South Africa now says it has lost 23 men in the past three weeks in southern Angola where it is fighting Angola's Soviet- and Cuban-backed government. That figure includes soldiers lost in clashes in Angola with rebels of neighboring Namibia (South-West Africa), which South Africa has ruled, in defiance of UN referenda calling for it to get out, for more than two decades.
South Africa frequently strikes at Namibian guerrilla bases in Angola because it says Angolan troops offer assistance to the Namibians.
But political analysts say the latest incursion is the biggest since South African forces invaded Angola at the outbreak of civil war there in 1975. It is also the first time in a decade that South Africa has acknowledged providing more than just logistical support for UNITA.
The official Angolan news agency, Angop, says the admissions have come because the South Africans ``are preparing their public opinion for a bigger military intervention in Angola.'' It also denied South Africa's claims that Cuban and Soviet forces are directly involved.
Defense Minister Magnus Malan said South Africa intervened to save the US-backed UNITA from defeat by the Marxist government, which is supported by Soviet aid and an estimated 35,000 Cuban military personnel.
Pretoria regards defeat for UNITA as unthinkable. Ministers say that would allow the Soviet Union to spread its influence throughout southern Africa and leave Angolan-based guerrillas free to attack Namibia and South Africa itself.
``The price of freedom is high but it is being paid now to prevent us from having to pay an even higher price later,'' Mr. Malan said on Saturday.
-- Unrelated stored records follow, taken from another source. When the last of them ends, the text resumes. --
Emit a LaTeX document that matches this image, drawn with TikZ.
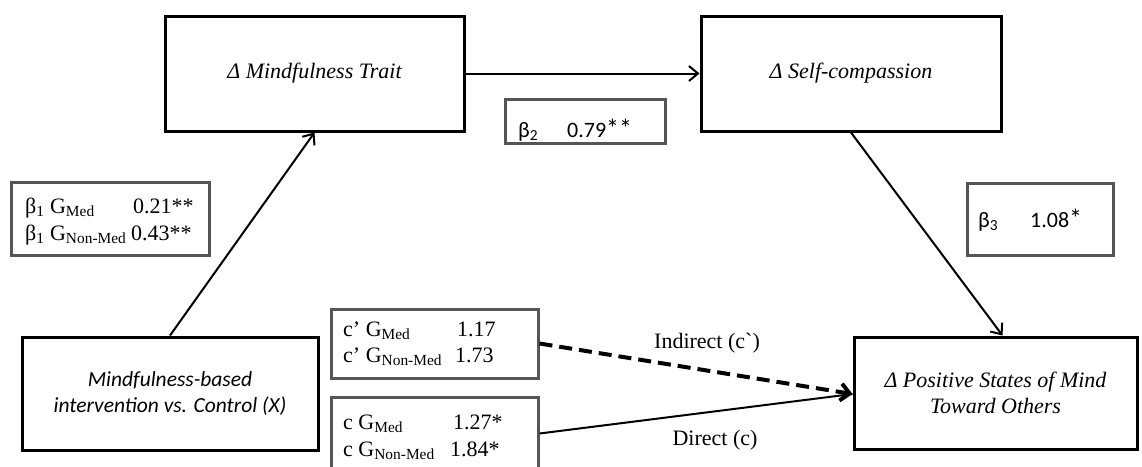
\documentclass[tikz,border=0pt]{standalone}
\usepackage{fontspec}
\setmainfont{Liberation Serif}
\newfontfamily\calibrifam{Carlito}
\usetikzlibrary{arrows.meta}
\definecolor{lblgray}{RGB}{85,85,85}
\newcommand\diagfont{\fontsize{22}{26.5}\selectfont}
\tikzset{
  mainbox/.style={draw=black, line width=3pt, rectangle, inner sep=0pt, align=center, font=\diagfont\itshape},
  lblbox/.style={draw=lblgray, line width=3pt, rectangle, inner sep=0pt},
  lbltext/.style={anchor=base west, inner sep=0pt, font=\diagfont},
  cfont/.style={font=\diagfont\calibrifam},
  conn/.style={line width=2pt, -{Straight Barb[length=9pt,width=15pt]}},
  dconn/.style={line width=4pt, dash pattern=on 13pt off 7pt, -{Straight Barb[length=9pt,width=17pt]}},
  plain/.style={line width=2pt},
  edgelbl/.style={anchor=base, inner sep=0pt, font=\diagfont}
}
\begin{document}
\begin{tikzpicture}[x=1pt,y=-1pt]
\useasboundingbox (0,0) rectangle (1142,466);
\clip (0,0) rectangle (1142,466);
% main boxes
\node[mainbox, minimum width=299pt, minimum height=115pt] (MT) at (314.5,73.5) {Δ Mindfulness Trait};
\node[mainbox, minimum width=300pt, minimum height=115pt] (SC) at (851,73.5) {Δ Self-compassion};
\node[mainbox, minimum width=296pt, minimum height=113pt, font=\fontsize{21.5}{26.5}\selectfont\calibrifam\itshape] (X) at (170,393.5) {Mindfulness-based\\intervention vs. Control (X)};
\node[mainbox, minimum width=283pt, minimum height=112pt] (PS) at (995.5,393) {Δ Positive States of Mind\\Toward Others};
% label boxes
\node[lblbox, minimum width=198pt, minimum height=73pt] (B1) at (110,218.5) {};
\node[lblbox, minimum width=160pt, minimum height=44pt] (B2) at (585,121) {};
\node[lblbox, minimum width=146pt, minimum height=72pt] (B3) at (1040,219) {};
\node[lblbox, minimum width=207pt, minimum height=69pt] (CP) at (434.5,343.5) {};
\node[lblbox, minimum width=207pt, minimum height=73pt] (C) at (434.5,433.5) {};
% label texts
\node[lbltext] (b1a) at (25,213) {β\textsubscript{1} G\textsubscript{Med}};
\node[lbltext] (b1av) at (133,213) {0.21**};
\node[lbltext] (b1b) at (25,240) {β\textsubscript{1} G\textsubscript{Non-Med}};
\node[lbltext] (b1bv) at (131,240) {0.43**};
\node[lbltext, cfont] (b2a) at (518,137) {β\textsubscript{2}};
\node[lbltext, cfont] (b2v) at (567,137) {0.79{\fontsize{26}{26}\selectfont**}};
\node[lbltext, cfont] (b3a) at (978,227) {β\textsubscript{3}};
\node[lbltext, cfont] (b3v) at (1030,227) {1.08{\fontsize{26}{26}\selectfont*}};
\node[lbltext] (cpa) at (343,336) {c’ G\textsubscript{Med}};
\node[lbltext] (cpav) at (457,336) {1.17};
\node[lbltext] (cpb) at (343,362) {c’ G\textsubscript{Non-Med}};
\node[lbltext] (cpbv) at (455,362) {1.73};
\node[lbltext] (ca) at (343,429) {c G\textsubscript{Med}};
\node[lbltext] (cav) at (453,429) {1.27*};
\node[lbltext] (cb) at (343,456) {c G\textsubscript{Non-Med}};
\node[lbltext] (cbv) at (450,456) {1.84*};
% edge labels
\node[edgelbl] (lind) at (707,348) {Indirect (c\textasciigrave)};
\node[edgelbl] (ldir) at (715,445) {Direct (c)};
% connectors
\draw[conn] (X.north) -- (MT.south);
\draw[conn] (MT.east) -- (SC.west);
\draw[conn] (SC.south) -- ([xshift=7pt]PS.north);
\draw[plain] (C.east) -- ([yshift=-1pt]PS.west);
\draw[dconn] (CP.east) -- ([yshift=-1pt]PS.west);
\end{tikzpicture}
\end{document}
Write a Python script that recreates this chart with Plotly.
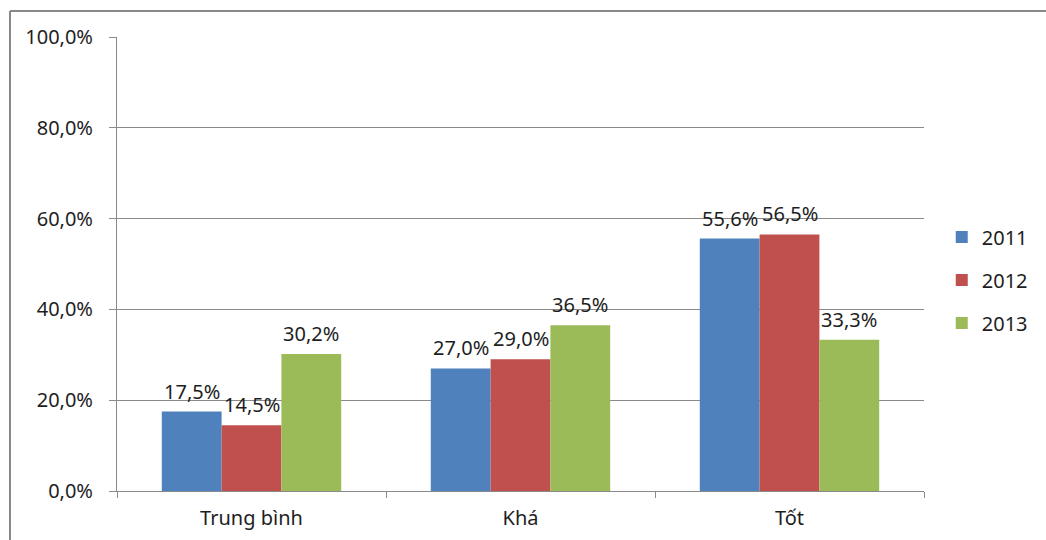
import plotly.graph_objects as go

# Rating categories and share of each rating per year (%)
categories = ["Trung bình", "Khá", "Tốt"]
years = ["2011", "2012", "2013"]
values_2011 = [17.5, 27.0, 55.6]
values_2012 = [14.5, 29.0, 56.5]
values_2013 = [30.2, 36.5, 33.3]

series = [values_2011, values_2012, values_2013]
colors = ["#4F81BD", "#C0504D", "#9BBB59"]

FONT = "Noto Sans"
TEXT_COLOR = "#1e1e1e"
AXIS_COLOR = "#8a8a8a"
BARGAP = 0.333
bar_w = (1 - BARGAP) / len(series)   # width of one bar in category units


def fmt_pct(v):
    return f"{v:.1f}%".replace(".", ",")


fig = go.Figure()
annotations = []
for i, (year, vals) in enumerate(zip(years, series)):
    fig.add_trace(go.Bar(
        name=year,
        x=categories,
        y=vals,
        marker=dict(color=colors[i], line=dict(width=0)),
        legendgroup=year,
    ))
    # value labels sitting above each bar
    for j, v in enumerate(vals):
        annotations.append(dict(
            x=j + (i - (len(series) - 1) / 2) * bar_w,
            y=v,
            xref="x", yref="y",
            text=fmt_pct(v),
            showarrow=False,
            yanchor="bottom",
            yshift=5,
            font=dict(family=FONT, size=20, color=TEXT_COLOR),
        ))

fig.update_layout(
    width=1046,
    height=540,
    margin=dict(l=117, r=122, t=37, b=49),
    paper_bgcolor="white",
    plot_bgcolor="white",
    separators=",.",
    barmode="group",
    bargap=BARGAP,
    bargroupgap=0,
    font=dict(family=FONT, size=20, color=TEXT_COLOR),
    showlegend=True,
    legend=dict(
        x=1.022, xanchor="left",
        y=0.465, yanchor="middle",
        font=dict(family=FONT, size=20, color=TEXT_COLOR),
        tracegroupgap=14,
        itemwidth=30,
        bgcolor="rgba(0,0,0,0)",
    ),
    xaxis=dict(
        type="category",
        automargin=False,
        showline=True,
        linecolor=AXIS_COLOR,
        linewidth=1,
        ticks="outside",
        tickson="boundaries",
        ticklen=6,
        tickcolor=AXIS_COLOR,
        showgrid=False,
        tickfont=dict(family=FONT, size=20, color=TEXT_COLOR),
        ticklabelstandoff=9,
    ),
    yaxis=dict(
        automargin=False,
        range=[0, 100],
        dtick=20,
        tick0=0,
        tickformat=".1f",
        ticksuffix="%",
        showline=True,
        linecolor=AXIS_COLOR,
        linewidth=1,
        ticks="outside",
        ticklen=7,
        tickcolor=AXIS_COLOR,
        showgrid=True,
        gridcolor=AXIS_COLOR,
        gridwidth=1,
        zeroline=False,
        tickfont=dict(family=FONT, size=20, color=TEXT_COLOR),
        ticklabelstandoff=12,
    ),
    annotations=annotations,
    shapes=[
        # chart frame (top and left edges visible)
        dict(type="line", xref="paper", yref="paper",
             x0=-0.1326, x1=1.2, y0=1.057, y1=1.057,
             line=dict(color="#888888", width=2)),
        dict(type="line", xref="paper", yref="paper",
             x0=-0.1326, x1=-0.1326, y0=1.057, y1=-0.2,
             line=dict(color="#888888", width=2)),
    ],
)

fig.write_html("out.html")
Still, South Africans have begun to questions that price. A recent editorial in the Durban Sunday Tribune said: ``The South African Defense Force is already heavily committed in the precarious battle to maintain law and order and enforce emergency regulations within the country. To add a war in Angola to this commitment is to risk straining economic resources and military hardware and manpower to dangerous limits.''
Pretoria denies hints that Cabinet members are arguing over the nation's role in Angola.